On October 13, 1931 the Thomas Johnson (Baltimore) Chapter of the Daughters of the American Revolution placed a historical marker on the Marshall Hall mansion that stated: “This mansion was built by William Marshall II about 1690, a half century earlier than Mount Vernon. William Marshall I obtained title to this tract of 200 acres from John Ackelahama, the Emperor of the Piscataway Indians. For six generations Marshall Hall passed from father to son - a period of 176 years. From 1756-1801 Capt. Thomas Hanson Marshall of the American Revolution, a neighbor and lifetime friend of General Washington of Mount Vernon, was master of the mansion.”
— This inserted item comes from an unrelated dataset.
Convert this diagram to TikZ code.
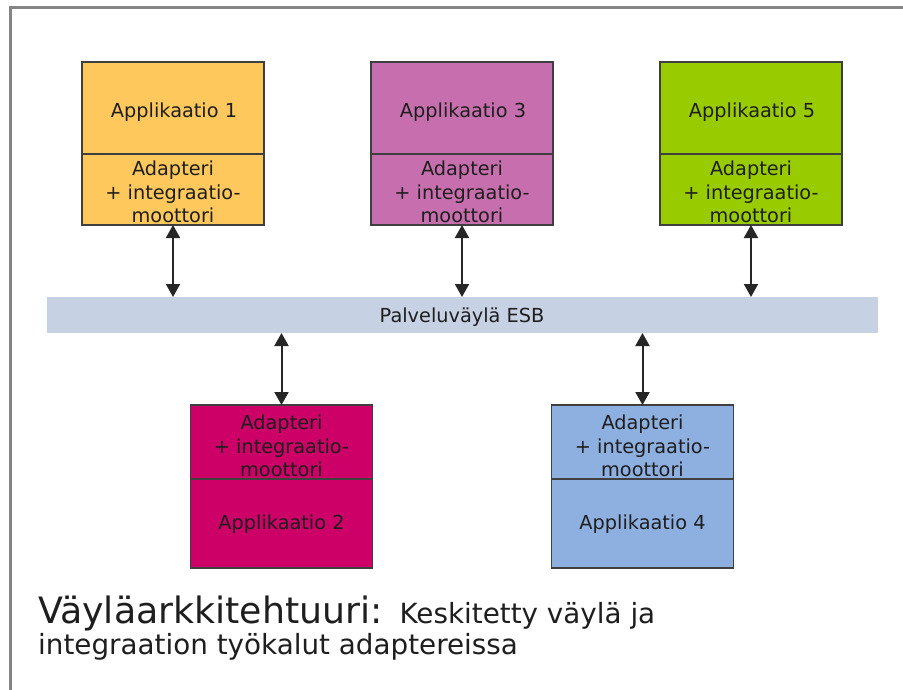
\documentclass[tikz,border=0pt]{standalone}
\usepackage{fontspec}
\setmainfont{DejaVu Sans}
\usetikzlibrary{arrows.meta}

\definecolor{appyellow}{HTML}{FFC85C}
\definecolor{apppink}{HTML}{C76FAE}
\definecolor{appgreen}{HTML}{99CC00}
\definecolor{appmagenta}{HTML}{CC0066}
\definecolor{appblue}{HTML}{8EB0E0}
\definecolor{busblue}{HTML}{C6D1E4}
\definecolor{edgegray}{HTML}{3F3F3F}
\definecolor{framegray}{HTML}{858585}
\definecolor{inktext}{HTML}{1E1E1E}

\begin{document}
\begin{tikzpicture}[x=1pt,y=-1pt,
  part/.style={draw=edgegray, line width=1.2pt, minimum width=182pt,
    inner sep=0pt, outer sep=0pt},
  boxtext/.style={text=inktext, align=center, inner sep=0pt,
    font=\fontsize{19.3}{23.5}\selectfont},
  conn/.style={{Triangle[length=13pt,width=14pt]}-{Triangle[length=13pt,width=14pt]},
    line width=2pt, draw=black!85},
]
\useasboundingbox (0,0) rectangle (903,690);

% outer frame (top and left edges)
\draw[framegray, line width=3pt] (10,690) -- (10,8) -- (903,8);

% service bus
\node[fill=busblue, minimum width=831pt, minimum height=36pt, inner sep=0pt,
  outer sep=0pt] (bus) at (462.5,315) {};
\node[boxtext] (bust) at (462,317) {Palveluväylä ESB};

% upper applications: application on top, adapter below
\node[part, fill=appyellow, minimum height=92pt] (app1) at (173,108) {};
\node[part, fill=appyellow, minimum height=71pt, anchor=north] (ad1) at (app1.south) {};
\node[part, fill=apppink, minimum height=92pt] (app3) at (462,108) {};
\node[part, fill=apppink, minimum height=71pt, anchor=north] (ad3) at (app3.south) {};
\node[part, fill=appgreen, minimum height=92pt] (app5) at (751,108) {};
\node[part, fill=appgreen, minimum height=71pt, anchor=north] (ad5) at (app5.south) {};

% lower applications: adapter on top, application below
\node[part, fill=appmagenta, minimum height=74pt] (ad2) at (281.5,442) {};
\node[part, fill=appmagenta, minimum height=89pt, anchor=north] (app2) at (ad2.south) {};
\node[part, fill=appblue, minimum height=74pt] (ad4) at (642.5,442) {};
\node[part, fill=appblue, minimum height=89pt, anchor=north] (app4) at (ad4.south) {};

% labels
\node[boxtext] (app1t) at (174,112) {Applikaatio 1};
\node[boxtext] (ad1t) at (173,192) {Adapteri\\+ integraatio-\\moottori};
\node[boxtext] (app3t) at (463,112) {Applikaatio 3};
\node[boxtext] (ad3t) at (462,192) {Adapteri\\+ integraatio-\\moottori};
\node[boxtext] (app5t) at (752,112) {Applikaatio 5};
\node[boxtext] (ad5t) at (751,192) {Adapteri\\+ integraatio-\\moottori};
\node[boxtext] (ad2t) at (281.5,446) {Adapteri\\+ integraatio-\\moottori};
\node[boxtext] (app2t) at (281.5,524) {Applikaatio 2};
\node[boxtext] (ad4t) at (642.5,446) {Adapteri\\+ integraatio-\\moottori};
\node[boxtext] (app4t) at (642.5,524) {Applikaatio 4};

% connections to the bus
\draw[conn] (ad1.south) -- (ad1.south |- bus.north);
\draw[conn] (ad3.south) -- (ad3.south |- bus.north);
\draw[conn] (ad5.south) -- (ad5.south |- bus.north);
\draw[conn] (ad2.north) -- (ad2.north |- bus.south);
\draw[conn] (ad4.north) -- (ad4.north |- bus.south);

% caption
\node[anchor=base west, inner sep=0pt, text=inktext] (cap1) at (38,623)
  {\fontsize{36.3}{40}\selectfont Väyläarkkitehtuuri:\hspace{17pt}\fontsize{27.8}{32}\selectfont Keskitetty väylä ja};
\node[anchor=base west, inner sep=0pt, text=inktext, font=\fontsize{27.8}{32}\selectfont]
  (cap2) at (38,654) {integraation työkalut adaptereissa};
\end{tikzpicture}
\end{document}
Other than the last sentence, which should have read: "From 1759-1801," the majority of the information on the marker was false. How was an organization like the DAR, that prides itself on historical research, led astray? Most of the marker text came from a 1925 book entitled “Marshall Hall” by Minnie Kendall-Lowther, whose previous book “Mount Vernon” was used in the D.C. Public School System. It was later repeated in a study called “Marshall Family Burying Ground at Marshall Hall, MD” published in the National Genealogical Quarterly in 1927 by Herbert P. Gerald. To the DAR’s defense, confirmation of this information by the two surviving daughters of the last Marshall heir, lent further authority to the tale. Sometime later, the marker was removed from the mansion. The Marshall Hall Foundation hopes to generate interest in Marshall Hall, so that an accurate historical marker will be placed there.